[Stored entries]

<<<<

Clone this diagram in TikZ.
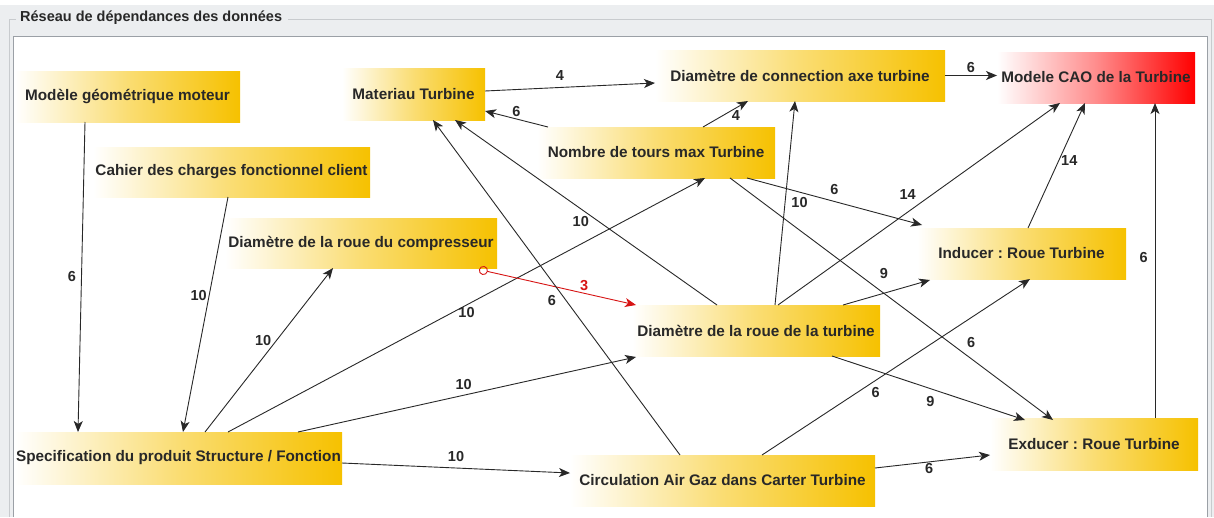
\documentclass[tikz,border=0pt]{standalone}
\usepackage{fontspec}
\setmainfont{Liberation Sans}
\frenchspacing
\usetikzlibrary{arrows.meta}

\definecolor{boxgold}{RGB}{246,193,0}
\definecolor{caored}{RGB}{255,0,0}
\definecolor{inkgrey}{RGB}{40,40,40}
\definecolor{panelgrey}{RGB}{236,238,240}
\definecolor{rimgrey}{RGB}{155,160,166}
\definecolor{deplink}{RGB}{215,20,20}

\begin{document}
\begin{tikzpicture}[
  x=1pt, y=-1pt,
  box/.style={rectangle, inner sep=0pt, outer sep=0pt, left color=white, right color=boxgold, middle color=boxgold!55, text=inkgrey, font=\fontsize{15.3}{18}\selectfont\bfseries, minimum height=51pt},
  caobox/.style={box, right color=caored, middle color=caored!45},
  lbl/.style={font=\fontsize{14.5}{17}\selectfont\bfseries, text=inkgrey, inner sep=2pt},
  dep/.style={draw=inkgrey, line width=0.9pt, -{Stealth[length=11pt, width=9pt, inset=3pt]}},
]
  \useasboundingbox (0,0) rectangle (1214,517);
  % panel
  \fill[panelgrey] (0,5) rectangle (1214,517);
  \fill[white] (14,37) rectangle (1207,517);
  \draw[rimgrey!55, line width=1pt] (16,19) -- (9,19) -- (9,517);
  \draw[rimgrey!55, line width=1pt] (288,19) -- (1211,19) -- (1211,517);
  \draw[rimgrey, line width=1pt] (13.5,517) -- (13.5,36.5) -- (1207.5,36.5) -- (1207.5,517);
  \node[anchor=west, inner sep=0pt, text=inkgrey, font=\fontsize{14.5}{17}\selectfont\bfseries] (titre) at (20,18) {Réseau de dépendances des données};

  % data nodes
  \node[box, minimum width=225pt] (modele) at (127.5,96.5) {Modèle géométrique moteur};
  \node[box, minimum width=143pt, minimum height=52pt] (mat) at (413.5,94) {Materiau Turbine};
  \node[box, minimum width=290pt] (conn) at (800,75.5) {Diamètre de connection axe turbine};
  \node[caobox, minimum width=198pt] (cao) at (1096,77.5) {Modele CAO de la Turbine};
  \node[box, minimum width=238pt] (tours) at (656,152.5) {Nombre de tours max Turbine};
  \node[box, minimum width=277pt, minimum height=50pt] (cahier) at (231.5,172) {Cahier des charges fonctionnel client};
  \node[box, minimum width=272pt, minimum height=50pt] (comp) at (361,243) {Diamètre de la roue du compresseur};
  \node[box, minimum width=209pt] (ind) at (1021.5,253.5) {Inducer : Roue Turbine};
  \node[box, minimum width=248pt] (turb) at (756,330.5) {Diamètre de la roue de la turbine};
  \node[box, minimum width=327pt, minimum height=52pt] (spec) at (178.5,458) {Specification du produit Structure / Fonction};
  \node[box, minimum width=305pt] (circ) at (722.5,480.5) {Circulation Air Gaz dans Carter Turbine};
  \node[box, minimum width=208pt, minimum height=52pt] (exd) at (1094,444) {Exducer : Roue Turbine};

  % dependencies
  \draw[dep] ([xshift=70pt]modele.south west) -- node[lbl, left=3pt, pos=0.5] {6} ([xshift=63pt]spec.north west);
  \draw[dep] ([xshift=135pt]cahier.south west) -- node[lbl, left, pos=0.42] {10} ([xshift=168pt]spec.north west);
  \draw[dep] ([xshift=190pt]spec.north west) -- node[lbl, left=3pt, pos=0.56] {10} ([xshift=108pt]comp.south west);
  \draw[dep] ([xshift=213pt]spec.north west) -- node[lbl, below, pos=0.5] {10} ([xshift=168pt]tours.south west);
  \draw[dep] ([xshift=283pt]spec.north west) -- node[lbl, above=3pt, pos=0.49] {10} ([xshift=4pt, yshift=-1pt]turb.south west);
  \draw[dep] ([yshift=-5pt]spec.east) -- node[lbl, above=4pt, pos=0.5] {10} ([yshift=7.5pt]circ.west);
  \draw[dep, draw=deplink, {Circle[open, length=9pt, width=9pt]}-{Stealth[length=11pt, width=9pt, inset=3pt]}] ([xshift=-18pt, yshift=-1.5pt]comp.south east) -- node[lbl, text=deplink, above, pos=0.67] {3} ([xshift=4pt]turb.north west);
  \draw[dep] ([yshift=3pt]mat.east) -- node[lbl, above=5pt, pos=0.44] {4} ([yshift=-7.5pt]conn.west);
  \draw[dep] ([xshift=11pt]tours.north west) -- node[lbl, above, pos=0.5] {6} ([yshift=9pt]mat.south east);
  \draw[dep] ([xshift=166pt]tours.north west) -- node[lbl, below, pos=0.73] {4} ([xshift=93pt]conn.south west);
  \draw[dep] (conn.east) -- node[lbl, above, pos=0.5] {6} (conn.east -| cao.west);
  \draw[dep] ([xshift=-28pt]tours.south east) -- node[lbl, above=4pt, pos=0.5] {6} ([xshift=5pt, yshift=3pt]ind.north west);
  \draw[dep] ([xshift=143pt]turb.north west) -- node[lbl, right=4pt, pos=0.5] {10} ([xshift=140pt]conn.south west);
  \draw[dep] ([xshift=146pt]turb.north west) -- node[lbl, above=10pt, pos=0.46] {14} ([xshift=63pt]cao.south west);
  \draw[dep] ([xshift=111pt]ind.north west) -- node[lbl, right, pos=0.54] {14} ([xshift=88pt]cao.south west);
  \draw[dep] ([xshift=165pt]exd.north west) -- node[lbl, left=5pt, pos=0.51] {6} ([xshift=158pt]cao.south west);
  \draw[dep] ([xshift=85pt]turb.north west) -- node[lbl, below=5pt, pos=0.52] {10} ([xshift=113pt]mat.south west);
  \draw[dep] ([xshift=110pt]circ.north west) -- node[lbl, left=8pt, pos=0.46] {6} ([xshift=91pt]mat.south west);
  \draw[dep] ([xshift=211pt]turb.north west) -- node[lbl, above=12pt, pos=0.47] {9} ([xshift=13pt, yshift=-1pt]ind.south west);
  \draw[dep] ([xshift=200pt]turb.south west) -- node[lbl, below=5pt, pos=0.51] {9} ([xshift=35pt, yshift=-2pt]exd.north west);
  \draw[dep] ([xshift=193pt]tours.south west) -- node[lbl, above right=2pt, pos=0.72] {6} ([xshift=63pt, yshift=-2pt]exd.north west);
  \draw[dep] ([xshift=192pt]circ.north west) -- node[lbl, below right, pos=0.4] {6} ([xshift=113pt]ind.south west);
  \draw[dep] ([yshift=12.5pt]circ.east) -- node[lbl, below, inner sep=1pt, pos=0.47] {6} ([yshift=15pt]exd.south west);
\end{tikzpicture}
\end{document}
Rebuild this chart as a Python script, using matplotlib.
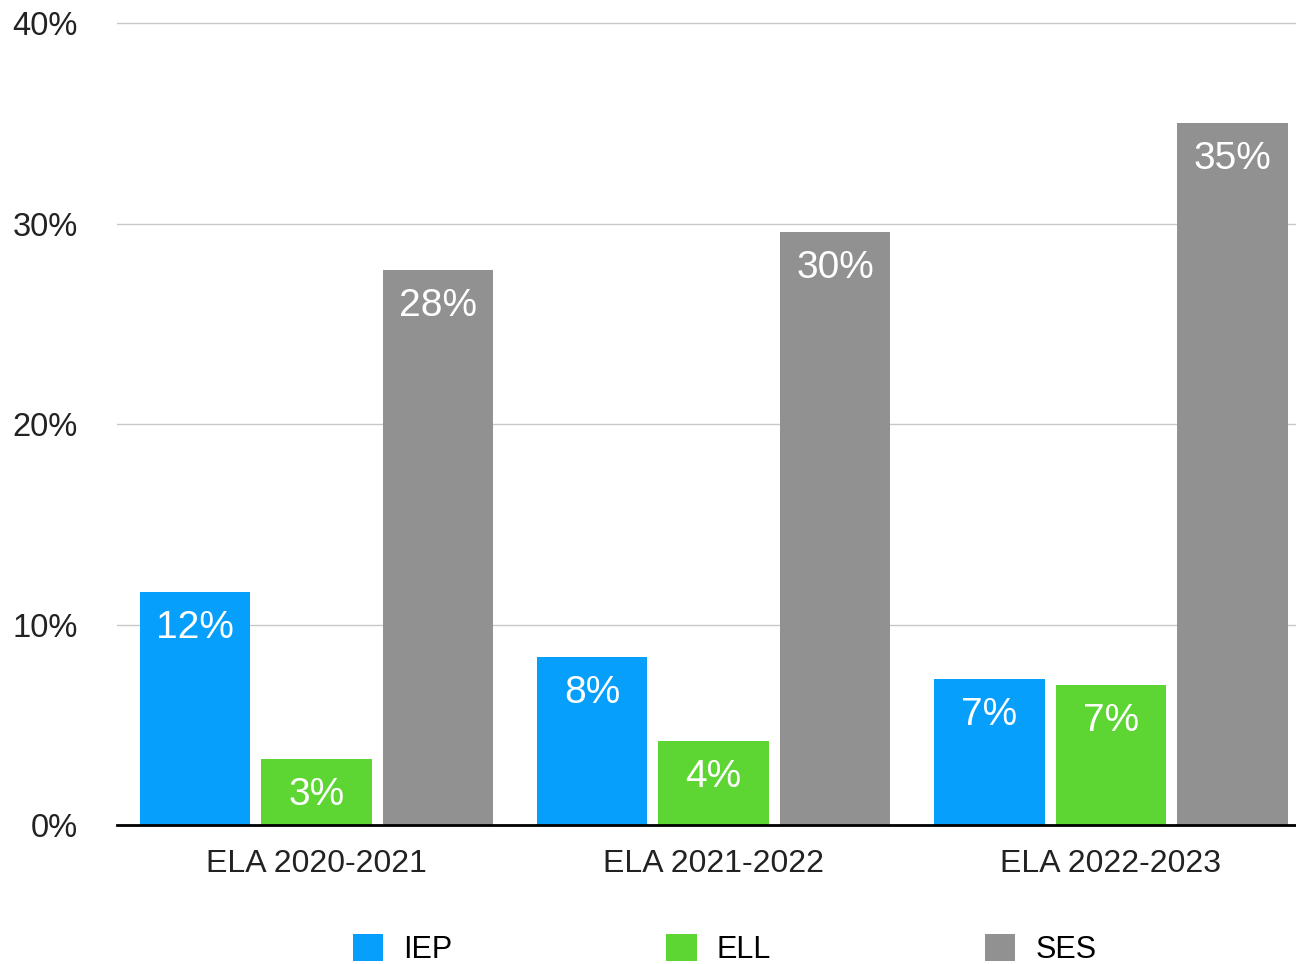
import numpy as np
import matplotlib
matplotlib.use("Agg")
import matplotlib.pyplot as plt

plt.rcParams['font.family'] = ['Liberation Sans', 'DejaVu Sans']

categories = ['ELA 2020-2021', 'ELA 2021-2022', 'ELA 2022-2023']
series = ['IEP', 'ELL', 'SES']
iep = [11.6, 8.4, 7.3]
ell = [3.3, 4.2, 7.0]
ses = [27.7, 29.6, 35.0]
colors = ['#069ffb', '#5dd633', '#919191']
yticks = [0, 10, 20, 30, 40]

fig = plt.figure(figsize=(12.96, 9.64), dpi=100)
ax = fig.add_axes([117/1296, 1 - 825/964, 1 - 117/1296, (825 - 20)/964])

x = np.arange(len(categories))
width = 0.278
step = 0.306
bars = []
for i, (name, vals) in enumerate(zip(series, [iep, ell, ses])):
    b = ax.bar(x + (i - 1) * step, vals, width, color=colors[i], label=name, zorder=3)
    bars.append(b)
    for rect, v in zip(b, vals):
        ax.annotate(f"{v:.0f}%", (rect.get_x() + rect.get_width() / 2, rect.get_height()),
                    xytext=(0, -36), textcoords='offset pixels', ha='center', va='center',
                    color='white', fontsize=28, zorder=4)

ax.set_xlim(-0.502, 2.466)
ax.set_ylim(0, 40.15)
ax.set_yticks(yticks)
ax.set_yticklabels([f"{t}%" for t in yticks], fontsize=23.5, color='#222222', va='center_baseline')
ax.set_xticks(x)
ax.set_xticklabels(categories, fontsize=23, color='#222222')
ax.tick_params(axis='y', length=0, pad=28)
ax.tick_params(axis='x', length=0, pad=17)
ax.grid(axis='y', color='#c8c8c8', linewidth=1.0, zorder=0)
ax.set_axisbelow(True)
for s in ['left', 'right', 'top']:
    ax.spines[s].set_visible(False)
ax.spines['bottom'].set_color('black')
ax.spines['bottom'].set_linewidth(2.0)
ax.spines['bottom'].set_zorder(5)

fig.legend(handles=bars, labels=series, loc='center', bbox_to_anchor=(0.559, 0.015),
           ncol=3, frameon=False, fontsize=22, handlelength=1.0, handleheight=1.0,
           handletextpad=0.65, columnspacing=7.0, borderpad=0)

fig.savefig('out.png', dpi=100)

>>>>

▸ TASK INSTRUCTIONS
Do not copy any pictures. Retype exactly the stretch from the line with "Rebuild this chart" through the line with "color='white', fontsize=28, zorder=4)".

▸ WRITTEN SOLUTION
Rebuild this chart as a Python script, using matplotlib.
import numpy as np
import matplotlib
matplotlib.use("Agg")
import matplotlib.pyplot as plt

plt.rcParams['font.family'] = ['Liberation Sans', 'DejaVu Sans']

categories = ['ELA 2020-2021', 'ELA 2021-2022', 'ELA 2022-2023']
series = ['IEP', 'ELL', 'SES']
iep = [11.6, 8.4, 7.3]
ell = [3.3, 4.2, 7.0]
ses = [27.7, 29.6, 35.0]
colors = ['#069ffb', '#5dd633', '#919191']
yticks = [0, 10, 20, 30, 40]

fig = plt.figure(figsize=(12.96, 9.64), dpi=100)
ax = fig.add_axes([117/1296, 1 - 825/964, 1 - 117/1296, (825 - 20)/964])

x = np.arange(len(categories))
width = 0.278
step = 0.306
bars = []
for i, (name, vals) in enumerate(zip(series, [iep, ell, ses])):
    b = ax.bar(x + (i - 1) * step, vals, width, color=colors[i], label=name, zorder=3)
    bars.append(b)
    for rect, v in zip(b, vals):
        ax.annotate(f"{v:.0f}%", (rect.get_x() + rect.get_width() / 2, rect.get_height()),
                    xytext=(0, -36), textcoords='offset pixels', ha='center', va='center',
                    color='white', fontsize=28, zorder=4)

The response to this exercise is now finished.